- [Some records]
━━━━━━
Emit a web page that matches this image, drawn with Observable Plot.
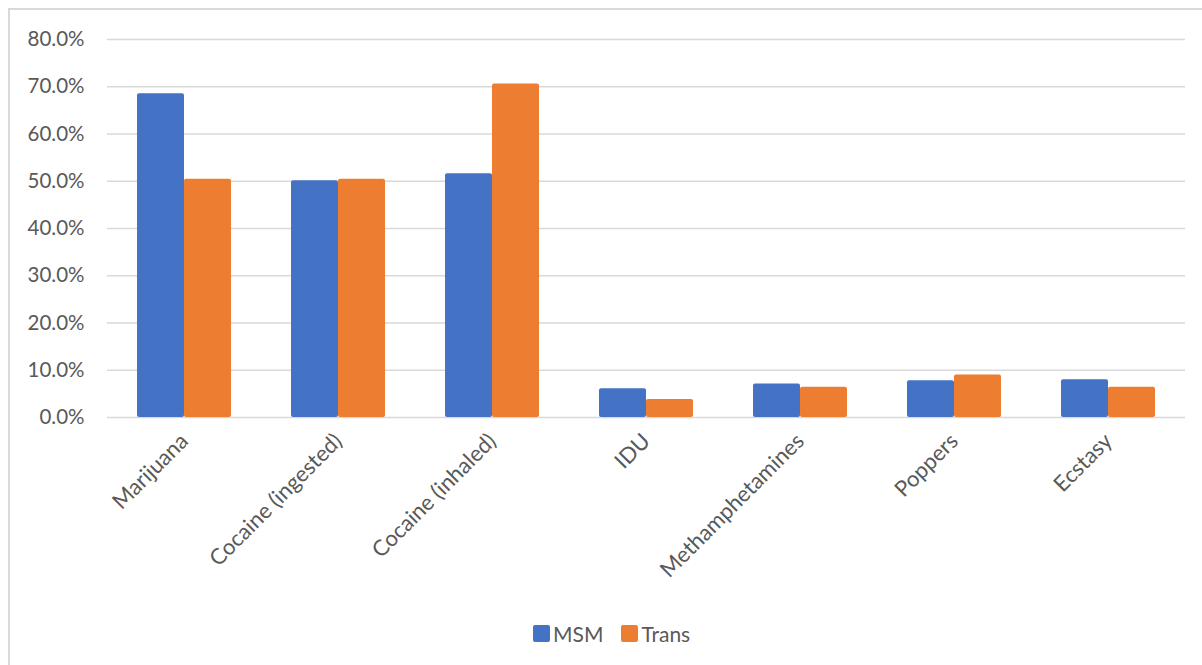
<!DOCTYPE html>
<html>
<head>
<meta charset="utf-8">
<script src="https://cdn.jsdelivr.net/npm/d3@7"></script>
<script src="https://cdn.jsdelivr.net/npm/@observablehq/plot@0.6"></script>
<style>
  html, body { margin: 0; padding: 0; background: #fff; width: 1202px; height: 665px; overflow: hidden; }
  #frame { position: absolute; left: 8px; top: 8px; width: 1194px; height: 657px;
           border-left: 2px solid #d9d9d9; border-top: 2px solid #d9d9d9; box-sizing: border-box; }
  #chart { position: absolute; left: 0; top: 0; }
  #legend { position: absolute; top: 621px; left: 533px; display: flex; align-items: center;
            font-family: Lato, "Noto Sans", sans-serif; font-size: 21px; color: #595959; }
  .sw { width: 17px; height: 17px; border-radius: 2px; margin-right: 3px; }
  .item { display: flex; align-items: center; margin-right: 18px; }
</style>
</head>
<body>
<div id="frame"></div>
<div id="chart"></div>
<div id="legend"></div>
<script>
const categories = ["Marijuana", "Cocaine (ingested)", "Cocaine (inhaled)", "IDU", "Methamphetamines", "Poppers", "Ecstasy"];
const seriesNames = ["MSM", "Trans"];
const msmValues = [0.685, 0.501, 0.516, 0.061, 0.071, 0.078, 0.080];
const transValues = [0.504, 0.504, 0.706, 0.038, 0.064, 0.090, 0.064];
const colors = ["#4472C4", "#ED7D31"];
const yTicks = [0, 0.1, 0.2, 0.3, 0.4, 0.5, 0.6, 0.7, 0.8];

const data = [];
categories.forEach((c, i) => {
  data.push({category: c, series: seriesNames[0], value: msmValues[i]});
  data.push({category: c, series: seriesNames[1], value: transValues[i]});
});

const plot = Plot.plot({
  width: 1202,
  height: 600,
  marginLeft: 107,
  marginRight: 17,
  marginTop: 39,
  marginBottom: 183,
  style: {fontFamily: "Lato, 'Noto Sans', sans-serif", fontSize: "21px", color: "#595959", background: "transparent"},
  fx: {domain: categories, padding: 0, label: null},
  x: {domain: seriesNames, paddingInner: 0, paddingOuter: 0.62, axis: null},
  y: {domain: [0, 0.8], label: null},
  color: {domain: seriesNames, range: colors},
  marks: [
    Plot.gridY(yTicks, {stroke: "#d9d9d9", strokeOpacity: 1, strokeWidth: 1.5}),
    Plot.axisY(yTicks, {tickSize: 0, tickPadding: 23, tickFormat: d => (d * 100).toFixed(1) + "%", label: null, fill: "#595959", fontSize: 20.5}),
    Plot.axisFx({anchor: "bottom", tickSize: 0, tickRotate: -45, tickPadding: 20, label: null, fill: "#595959", fontSize: 22}),
    Plot.barY(data, {fx: "category", x: "series", y: "value", fill: "series", rx: 2})
  ]
});
document.getElementById("chart").appendChild(plot);

const legend = document.getElementById("legend");
seriesNames.forEach((s, i) => {
  const item = document.createElement("div");
  item.className = "item";
  const sw = document.createElement("div");
  sw.className = "sw";
  sw.style.background = colors[i];
  const t = document.createElement("span");
  t.textContent = s;
  item.appendChild(sw);
  item.appendChild(t);
  legend.appendChild(item);
});
</script>
</body>
</html>
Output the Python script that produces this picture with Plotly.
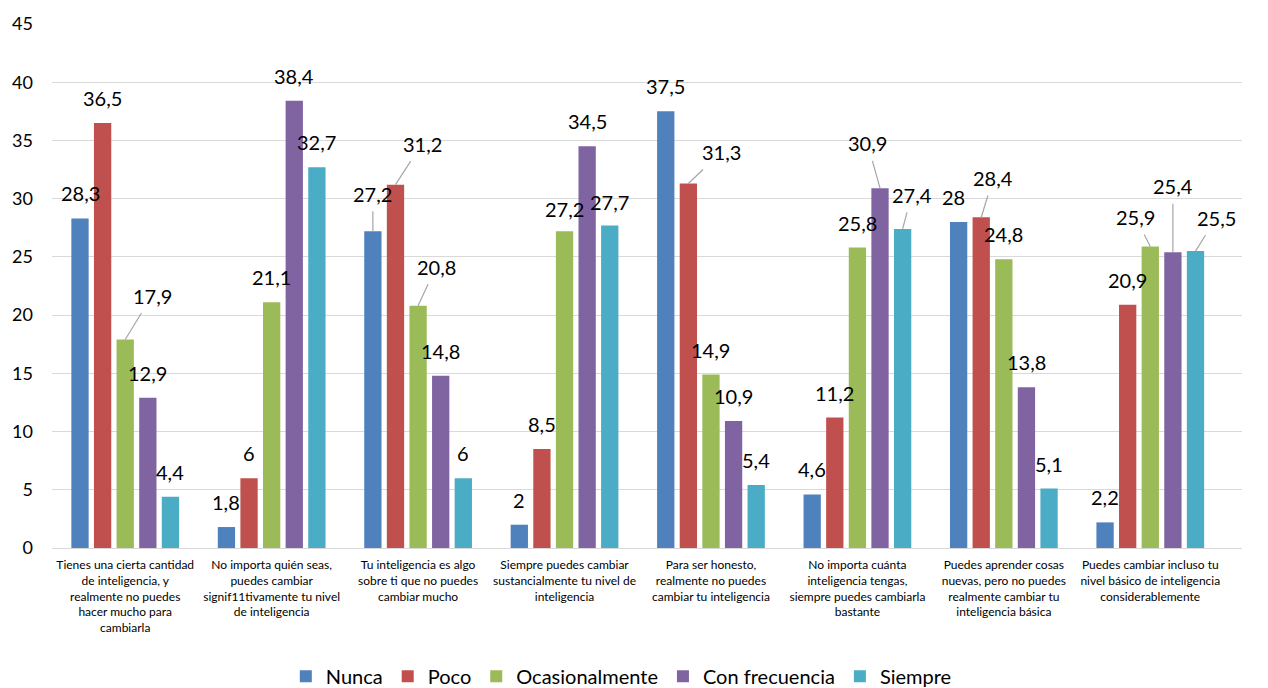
import plotly.graph_objects as go

# Survey statements (x categories)
categories = [
    "Tienes una cierta cantidad<br>de inteligencia, y<br>realmente no puedes<br>hacer mucho para<br>cambiarla",
    "No importa quién seas,<br>puedes cambiar<br>signif11tivamente tu nivel<br>de inteligencia",
    "Tu inteligencia es algo<br>sobre ti que no puedes<br>cambiar mucho",
    "Siempre puedes cambiar<br>sustancialmente tu nivel de<br>inteligencia",
    "Para ser honesto,<br>realmente no puedes<br>cambiar tu inteligencia",
    "No importa cuánta<br>inteligencia tengas,<br>siempre puedes cambiarla<br>bastante",
    "Puedes aprender cosas<br>nuevas, pero no puedes<br>realmente cambiar tu<br>inteligencia básica",
    "Puedes cambiar incluso tu<br>nivel básico de inteligencia<br>considerablemente",
]

# Percentage of answers per frequency option
nunca = [28.3, 1.8, 27.2, 2, 37.5, 4.6, 28, 2.2]
poco = [36.5, 6, 31.2, 8.5, 31.3, 11.2, 28.4, 20.9]
ocasionalmente = [17.9, 21.1, 20.8, 27.2, 14.9, 25.8, 24.8, 25.9]
con_frecuencia = [12.9, 38.4, 14.8, 34.5, 10.9, 30.9, 13.8, 25.4]
siempre = [4.4, 32.7, 6, 27.7, 5.4, 27.4, 5.1, 25.5]

series_names = ["Nunca", "Poco", "Ocasionalmente", "Con frecuencia", "Siempre"]
series_values = [nunca, poco, ocasionalmente, con_frecuencia, siempre]
series_colors = ["#4F81BD", "#C0504D", "#9BBB59", "#8064A2", "#4BACC6"]

y_ticks = [0, 5, 10, 15, 20, 25, 30, 35, 40, 45]

FONT = "Lato"
BARGAP = 0.228
BARGROUPGAP = 0.235

# Label placement (pixel offset of label centre from bar top); default is straight above.
DEFAULT_DY = -25
label_offsets = {
    (2, 0): (27, -44, True),
    (0, 2): (0, -37.5, True),
    (1, 2): (26.6, -41, True),
    (2, 2): (18, -39, True),
    (2, 3): (0, -22.5, False),
    (4, 3): (0, -23, False),
    (1, 4): (33, -31.5, True),
    (3, 5): (-12.5, -44.8, True),
    (4, 5): (9, -34, True),
    (0, 6): (-5.5, -25, False),
    (1, 6): (12, -39.3, True),
    (2, 7): (-15, -29.5, True),
    (3, 7): (0, -66, True),
    (4, 7): (21, -33.3, True),
}


def fmt(v):
    return f"{v:g}".replace(".", ",")


fig = go.Figure()
for name, vals, col in zip(series_names, series_values, series_colors):
    fig.add_trace(go.Bar(
        name=name, x=categories, y=vals,
        marker=dict(color=col, line=dict(width=0)),
    ))

n_series = len(series_names)
slot = (1 - BARGAP) / n_series
annotations = []
for j, vals in enumerate(series_values):
    for i, v in enumerate(vals):
        xpos = i + (j - (n_series - 1) / 2) * slot
        dx, dy, leader = label_offsets.get((j, i), (0, DEFAULT_DY, False))
        common = dict(
            x=xpos, y=v, xref="x", yref="y", text=fmt(v),
            font=dict(family=FONT, size=20, color="#000000"),
        )
        if leader:
            annotations.append(dict(
                **common, showarrow=True, arrowhead=0, arrowwidth=1.2,
                arrowcolor="#A6A6A6", ax=dx, ay=dy, standoff=0, borderpad=5,
            ))
        else:
            annotations.append(dict(
                **common, showarrow=False, xshift=dx, yshift=-dy,
                xanchor="center", yanchor="middle",
            ))

fig.update_layout(
    width=1268, height=688,
    margin=dict(l=50, r=26, t=22, b=140),
    paper_bgcolor="white", plot_bgcolor="white",
    barmode="group", bargap=BARGAP, bargroupgap=BARGROUPGAP,
    font=dict(family=FONT, color="#000000"),
    annotations=annotations,
    showlegend=True,
    legend=dict(
        orientation="h", xref="container", yref="container",
        x=0.49, xanchor="center", y=0.017, yanchor="middle",
        font=dict(family=FONT, size=20, color="#000000"),
        traceorder="normal",
    ),
    xaxis=dict(
        type="category", showgrid=False, showline=True, linecolor="#D9D9D9",
        linewidth=1, ticks="", tickfont=dict(family=FONT, size=12, color="#000000"),
        ticklabelstandoff=6,
    ),
    yaxis=dict(
        range=[0, 45], tickvals=y_ticks, ticktext=[str(t) for t in y_ticks],
        showgrid=True, gridcolor="#D9D9D9", gridwidth=1, zeroline=False,
        showline=False, ticks="", tickfont=dict(family=FONT, size=18, color="#000000"),
        ticklabelstandoff=18,
    ),
)

fig.write_html("out.html")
━━━━━━
- [WORK TO COMPLETE]
Copy only the lines above from the one containing "Output the Python" through the one containing "import plotly.graph_objects as go", both included. Leave out the pictures.

- [THE ANSWER]
Output the Python script that produces this picture with Plotly.
import plotly.graph_objects as go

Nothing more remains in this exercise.